Son miles. Llenos de talentos, capacidades y habilidades. A muchos de ellos ya no les brillan los ojos como antes. Han aprendido a sobrevivir entre la miseria, la violencia, las drogas y la explotación. Son los llamados niños y niñas en situación de calle o menores en situación de vulnerabilidad. No tienen rostro, son casi invisibles entre sombras, casas abandonadas o esquinas oscuras; hasta que un crimen, delito o acto violento los convierte en reales, concretos y “dignos” de atención para la prensa y la sociedad.
La niña de 14 años involucrada en el asesinato del vendedor de chipas acaecido esta semana en la zona del Mercado de Abasto es solo “botón de muestra” de una realidad compleja, plagada de desidias, actos de corrupción, desinterés e inoperancia de autoridades políticas, policiales y judiciales, así como de la indiferencia social generalizada.
Es una niñez colmada de ausencias, entre ellas, la primera y fundamental: la familia. Cuando este núcleo vital de acogida, amor, comprensión, protección y contención está ausente o no funciona, o está desestructurado, la proyección presenta indicadores altamente negativos y destructivos para la persona.
“Está en la comisaría y ningún familiar apareció para responsabilizarse de ella”, informó el subjefe de la Comisaría 16 Metropolitana. Estaba sola, delinquiendo desde los 11 años, según datos policiales.
Antes que la mentada “ausencia del Estado” está la carencia de esa primera escuela de humanidad y autoestima que es el hogar familiar.
“La mayor enfermedad de Occidente hoy no es la tuberculosis; es no ser querido, no ser amado y que nadie se preocupe por ti. Podemos curar las enfermedades físicas con la medicina, pero la única cura para la soledad, la desesperación y la falta de esperanza es el amor… La soledad y el sentimiento de sentirse no querido… es la pobreza más terrible”, afirmaba con plena certeza la Madre Teresa de Calcuta, cuya memoria celebramos este domingo, a 24 años de su partida y 5 de su canonización.
Y quizás hasta nos resulte casi poética una afirmación semejante, pues pocas veces intuimos el oscuro abismo que significa esa soledad que aprieta, ahoga y carcome silenciosamente la existencia de tantas personas, en medio de una sociedad llena de ruidos y luces, que exalta el individualismo y la autosuficiencia como horizontes del éxito humano, y solo percibe la apariencia.
Pero Agnes Gonxha Bojaxhiu, nombre de nacimiento de esta monja de origen albanés, sabía de lo que hablaba.

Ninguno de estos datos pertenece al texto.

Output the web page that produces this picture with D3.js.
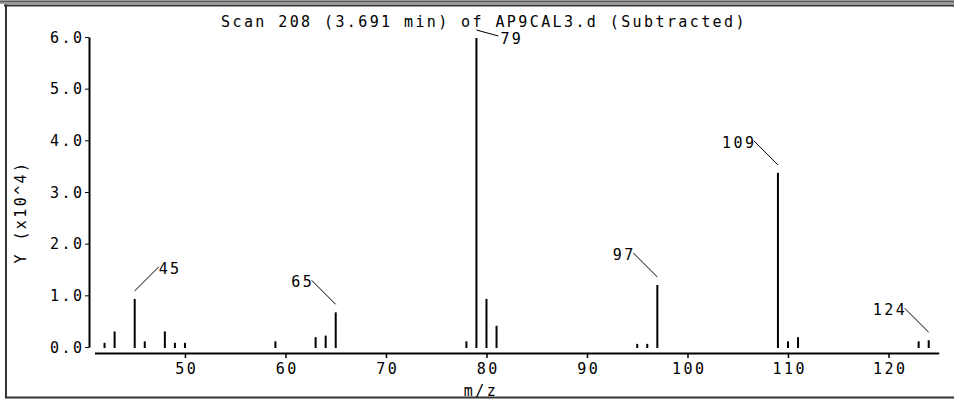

Estos niños y niñas que deambulan casi como zombies en las zonas de la Terminal, el Mercado de Abasto y sectores del microcentro capitalino, entre otros tantos lugares, son víctimas de esta “pobreza de Occidente” que desangra hasta matar y genera muerte.
Estas situaciones de dolor y dramaticidad, además de la necesidad de acciones concretas contra el tráfico y microtráfico, la intervención para el rescate de los menores y su desintoxicación, la corrupción policial, entre otros tantos aspectos, expone a todas la luces la urgencia de políticas públicas de apoyo y fortalecimiento de las familias, en campos relacionados a educación, empleo, vivienda, salud, acceso a servicios básicos, capacitación de padres, etc. Es necesario ir a las raíces del problema y buscar soluciones de fondo; fomentar hogares saludables.
Pero también plantea la necesidad de asumir en primera persona esta problemática desde el lugar en que nos encontremos, y con las herramientas, habilidades y recursos disponibles. La indiferencia no aporta. Urge dejarse interpelar por esta realidad para generar cambios; salir de la zona de confort y crecer como sociedad. No basta con dejarlo todo en manos de las ONG y el Estado. Como lo dijo también aquella mujer de Calcuta, de forma radical y muy provocadora, al señalar que cuando un hombre muere de hambre, frío u otra necesidad, de alguna forma sucede porque “ni tú ni yo hemos dado a esa persona lo que necesitaba”.